**Problem description**
Search the data for the word "produces". Reproduce every line where it is found.

**Task material**
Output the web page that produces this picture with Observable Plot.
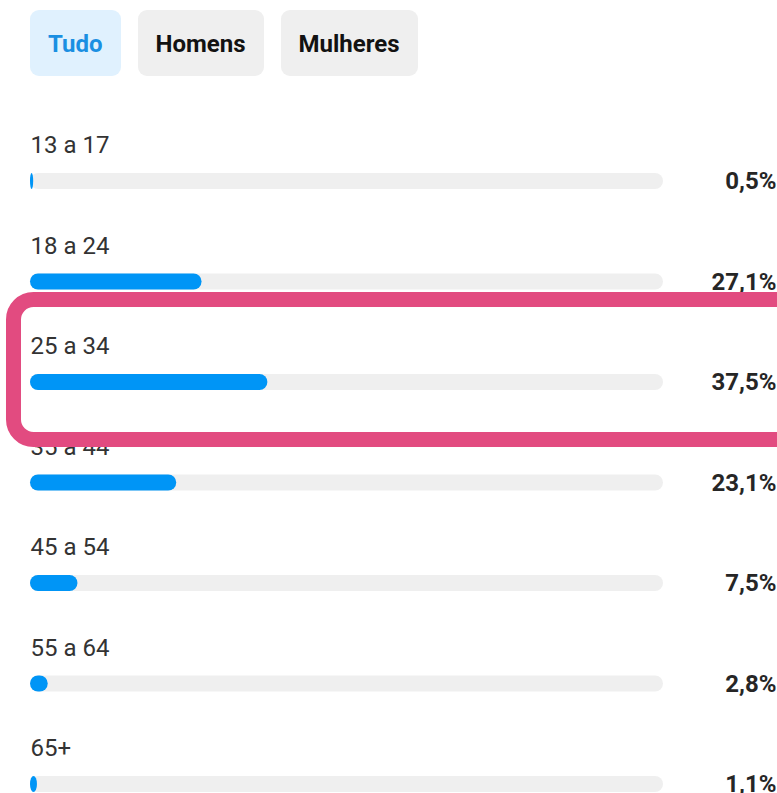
<!DOCTYPE html>
<html>
<head>
<meta charset="utf-8">
<script src="https://cdn.jsdelivr.net/npm/d3@7"></script>
<script src="https://cdn.jsdelivr.net/npm/@observablehq/plot@0.6"></script>
<style>
  html, body { margin: 0; padding: 0; background: #fff; overflow: hidden; }
  #wrap { width: 777px; height: 793px; position: relative; font-family: Roboto, "Noto Sans", sans-serif; }
  #tabs { height: 100px; box-sizing: border-box; padding: 10px 0 0 30px; display: flex; gap: 17px; align-items: flex-start; }
  .tab { height: 66px; box-sizing: border-box; padding: 0 18px; border-radius: 9px; background: #efefef; color: #121212;
         font-size: 24px; font-weight: 700; display: flex; align-items: center; justify-content: center; padding-top: 2px; }
  .tab.active { background: #e0f1fe; color: #1a8fe2; }
  svg { display: block; }
</style>
</head>
<body>
<div id="wrap">
  <div id="tabs"></div>
  <div id="chart"></div>
</div>
<script>
const tabs = ["Tudo", "Homens", "Mulheres"];
const activeTab = "Tudo";
const ages = ["13 a 17", "18 a 24", "25 a 34", "35 a 44", "45 a 54", "55 a 64", "65+"];
const shares = [0.5, 27.1, 37.5, 23.1, 7.5, 2.8, 1.1];
const highlight = "25 a 34";

const tabsEl = document.getElementById("tabs");
tabs.forEach(t => {
  const d = document.createElement("div");
  d.className = "tab" + (t === activeTab ? " active" : "");
  d.textContent = t;
  tabsEl.appendChild(d);
});

const rows = ages.map((age, i) => ({age, share: shares[i]}));
const fmt = v => v.toFixed(1).replace(".", ",") + "%";

const chart = Plot.plot({
  width: 777,
  height: 693,
  margin: 0,
  style: {fontFamily: "Roboto, 'Noto Sans', sans-serif", background: "#fff"},
  x: {domain: [0, 100], range: [30, 663], axis: null},
  y: {domain: ages, range: [12.75, 716.25], padding: 0, round: false, axis: null},
  marks: [
    Plot.barX(rows, {x1: 0, x2: 100, y: "age", fill: "#efefef", rx: 8, insetTop: 60.25, insetBottom: 24.25}),
    Plot.barX(rows, {x1: 0, x2: "share", y: "age", fill: "#0095f6", rx: 8, insetTop: 60.25, insetBottom: 24.25}),
    Plot.text(rows, {x: 0, y: "age", text: "age", textAnchor: "start", dy: -18, fontSize: 24, fill: "#333"}),
    Plot.text(rows, {y: "age", text: d => fmt(d.share), frameAnchor: "right", textAnchor: "end", dx: -1, dy: 18,
                     fontSize: 24, fontWeight: 700, fill: "#262626"}),
    Plot.barX(rows.filter(d => d.age === highlight), {x1: 0, x2: 100, y: "age", fill: "none", stroke: "#e24b80",
      strokeWidth: 15, rx: 20, insetLeft: -16.5, insetRight: -150, insetTop: -14.25, insetBottom: -25.25})
  ]
});
document.getElementById("chart").appendChild(chart);
</script>
</body>
</html>
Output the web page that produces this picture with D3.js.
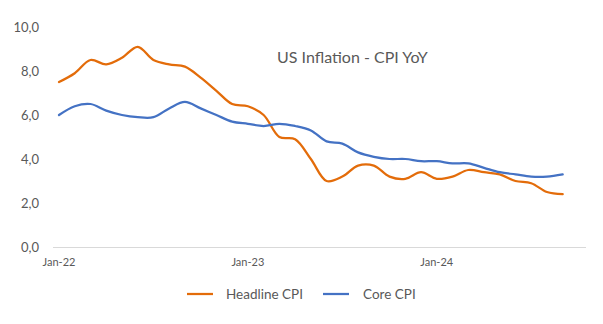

**Reply**
Output the web page that produces this picture with Observable Plot.
Output the web page that produces this picture with D3.js.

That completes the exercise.